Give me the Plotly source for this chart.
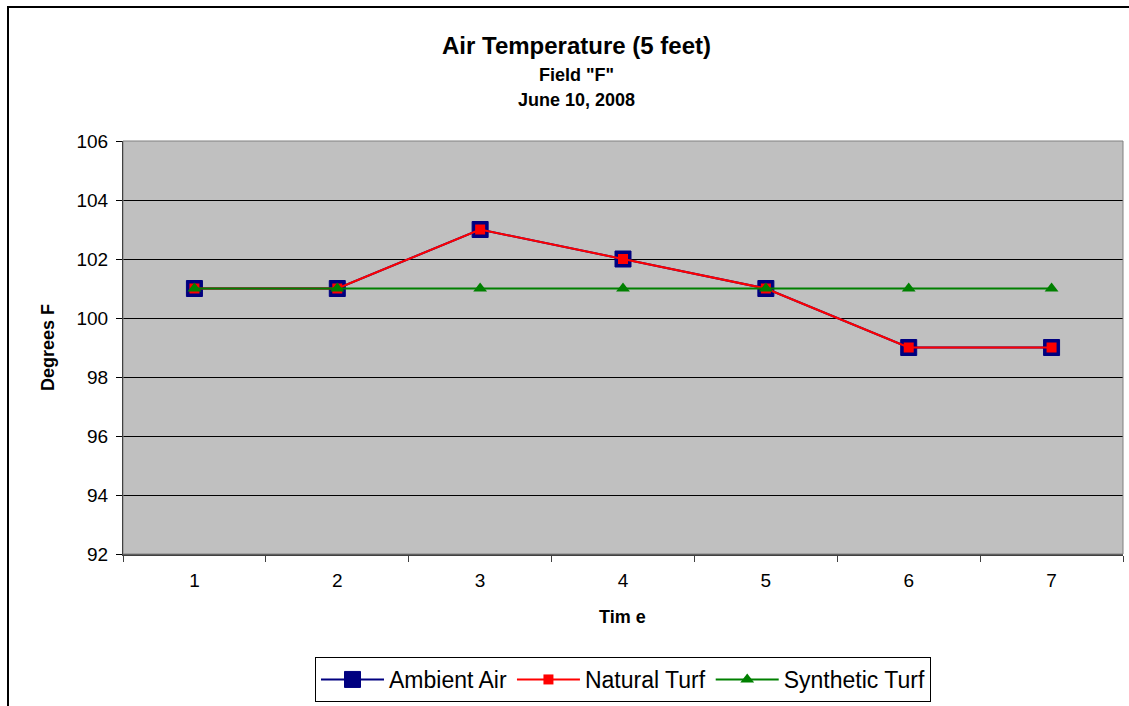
import plotly.graph_objects as go

# Readings taken at 5 feet, Field "F", June 10, 2008
time_points = ["1", "2", "3", "4", "5", "6", "7"]
ambient_air = [101, 101, 103, 102, 101, 99, 99]
natural_turf = [101, 101, 103, 102, 101, 99, 99]
synthetic_turf = [101, 101, 101, 101, 101, 101, 101]
y_ticks = [92, 94, 96, 98, 100, 102, 104, 106]

FONT = "Liberation Sans, Arial, sans-serif"

fig = go.Figure()
fig.add_trace(go.Scatter(
    x=time_points, y=ambient_air, name="Ambient Air", mode="lines+markers",
    line=dict(color="#000080", width=2),
    marker=dict(symbol="square", size=16, color="#000080",
                line=dict(color="#000080", width=1)),
))
fig.add_trace(go.Scatter(
    x=time_points, y=natural_turf, name="Natural Turf", mode="lines+markers",
    line=dict(color="#FF0000", width=2),
    marker=dict(symbol="square", size=10, color="#FF0000"),
))
fig.add_trace(go.Scatter(
    x=time_points, y=synthetic_turf, name="Synthetic Turf", mode="lines+markers",
    line=dict(color="#008000", width=2),
    marker=dict(symbol="triangle-up", size=12, color="#008000"),
))

L, R, T, B = 123, 6, 141, 152
W, H = 1129, 706
pw, ph = W - L - R, H - T - B


def px_x(x):
    return (x - L) / pw


def px_y(y):
    return (H - B - y) / ph


annotations = [
    dict(text="<b>Air Temperature (5 feet)</b>", x=px_x(576), y=px_y(45),
         font=dict(size=24, color="black")),
    dict(text="<b>Field \"F\"</b>", x=px_x(576), y=px_y(75),
         font=dict(size=18, color="black")),
    dict(text="<b>June 10, 2008</b>", x=px_x(576), y=px_y(100),
         font=dict(size=18, color="black")),
    dict(text="<b>Degrees F</b>", x=px_x(48), y=px_y(348), textangle=-90,
         font=dict(size=18, color="black")),
    dict(text="<b>Tim e</b>", x=px_x(622), y=px_y(617),
         font=dict(size=18, color="black")),
]
for a in annotations:
    a.update(xref="paper", yref="paper", showarrow=False,
             xanchor="center", yanchor="middle")

fig.update_layout(
    width=W, height=H,
    margin=dict(l=L, r=R, t=T, b=B, autoexpand=False),
    paper_bgcolor="white",
    plot_bgcolor="#C0C0C0",
    font=dict(family=FONT, color="black"),
    showlegend=True,
    legend=dict(
        orientation="h", x=0.5, xanchor="center", y=px_y(657), yanchor="top",
        bordercolor="black", borderwidth=1, bgcolor="white",
        font=dict(size=23, color="black"), itemwidth=63,
    ),
    annotations=annotations,
    shapes=[
        # plot area frame
        dict(type="rect", xref="paper", yref="paper", x0=0, x1=1, y0=0, y1=1,
             line=dict(color="#808080", width=1), layer="above"),
        # outer chart frame
        dict(type="rect", xref="paper", yref="paper",
             x0=px_x(8), x1=px_x(1140), y0=px_y(720), y1=px_y(7),
             line=dict(color="black", width=2)),
    ],
)

fig.update_xaxes(
    type="category", range=[-0.5, 6.5],
    tickson="boundaries", ticks="outside", ticklen=6, tickcolor="#404040",
    showline=True, linecolor="#404040", linewidth=2,
    showgrid=False, tickfont=dict(size=19, color="black"),
    ticklabelstandoff=8,
)
fig.update_yaxes(
    range=[92, 106], tickvals=y_ticks,
    ticks="outside", ticklen=6, tickcolor="black",
    showline=True, linecolor="black", linewidth=1,
    showgrid=True, gridcolor="black", gridwidth=1,
    zeroline=False, tickfont=dict(size=19, color="black"),
    ticklabelstandoff=4,
)

fig.write_html("out.html")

****

§ THE TASK: From the material above, copy everything exactly but the pictures.

§ WORKED ANSWER:
Give me the Plotly source for this chart.
import plotly.graph_objects as go

# Readings taken at 5 feet, Field "F", June 10, 2008
time_points = ["1", "2", "3", "4", "5", "6", "7"]
ambient_air = [101, 101, 103, 102, 101, 99, 99]
natural_turf = [101, 101, 103, 102, 101, 99, 99]
synthetic_turf = [101, 101, 101, 101, 101, 101, 101]
y_ticks = [92, 94, 96, 98, 100, 102, 104, 106]

FONT = "Liberation Sans, Arial, sans-serif"

fig = go.Figure()
fig.add_trace(go.Scatter(
    x=time_points, y=ambient_air, name="Ambient Air", mode="lines+markers",
    line=dict(color="#000080", width=2),
    marker=dict(symbol="square", size=16, color="#000080",
                line=dict(color="#000080", width=1)),
))
fig.add_trace(go.Scatter(
    x=time_points, y=natural_turf, name="Natural Turf", mode="lines+markers",
    line=dict(color="#FF0000", width=2),
    marker=dict(symbol="square", size=10, color="#FF0000"),
))
fig.add_trace(go.Scatter(
    x=time_points, y=synthetic_turf, name="Synthetic Turf", mode="lines+markers",
    line=dict(color="#008000", width=2),
    marker=dict(symbol="triangle-up", size=12, color="#008000"),
))

L, R, T, B = 123, 6, 141, 152
W, H = 1129, 706
pw, ph = W - L - R, H - T - B


def px_x(x):
    return (x - L) / pw


def px_y(y):
    return (H - B - y) / ph


annotations = [
    dict(text="<b>Air Temperature (5 feet)</b>", x=px_x(576), y=px_y(45),
         font=dict(size=24, color="black")),
    dict(text="<b>Field \"F\"</b>", x=px_x(576), y=px_y(75),
         font=dict(size=18, color="black")),
    dict(text="<b>June 10, 2008</b>", x=px_x(576), y=px_y(100),
         font=dict(size=18, color="black")),
    dict(text="<b>Degrees F</b>", x=px_x(48), y=px_y(348), textangle=-90,
         font=dict(size=18, color="black")),
    dict(text="<b>Tim e</b>", x=px_x(622), y=px_y(617),
         font=dict(size=18, color="black")),
]
for a in annotations:
    a.update(xref="paper", yref="paper", showarrow=False,
             xanchor="center", yanchor="middle")

fig.update_layout(
    width=W, height=H,
    margin=dict(l=L, r=R, t=T, b=B, autoexpand=False),
    paper_bgcolor="white",
    plot_bgcolor="#C0C0C0",
    font=dict(family=FONT, color="black"),
    showlegend=True,
    legend=dict(
        orientation="h", x=0.5, xanchor="center", y=px_y(657), yanchor="top",
        bordercolor="black", borderwidth=1, bgcolor="white",
        font=dict(size=23, color="black"), itemwidth=63,
    ),
    annotations=annotations,
    shapes=[
        # plot area frame
        dict(type="rect", xref="paper", yref="paper", x0=0, x1=1, y0=0, y1=1,
             line=dict(color="#808080", width=1), layer="above"),
        # outer chart frame
        dict(type="rect", xref="paper", yref="paper",
             x0=px_x(8), x1=px_x(1140), y0=px_y(720), y1=px_y(7),
             line=dict(color="black", width=2)),
    ],
)

fig.update_xaxes(
    type="category", range=[-0.5, 6.5],
    tickson="boundaries", ticks="outside", ticklen=6, tickcolor="#404040",
    showline=True, linecolor="#404040", linewidth=2,
    showgrid=False, tickfont=dict(size=19, color="black"),
    ticklabelstandoff=8,
)
fig.update_yaxes(
    range=[92, 106], tickvals=y_ticks,
    ticks="outside", ticklen=6, tickcolor="black",
    showline=True, linecolor="black", linewidth=1,
    showgrid=True, gridcolor="black", gridwidth=1,
    zeroline=False, tickfont=dict(size=19, color="black"),
    ticklabelstandoff=4,
)

fig.write_html("out.html")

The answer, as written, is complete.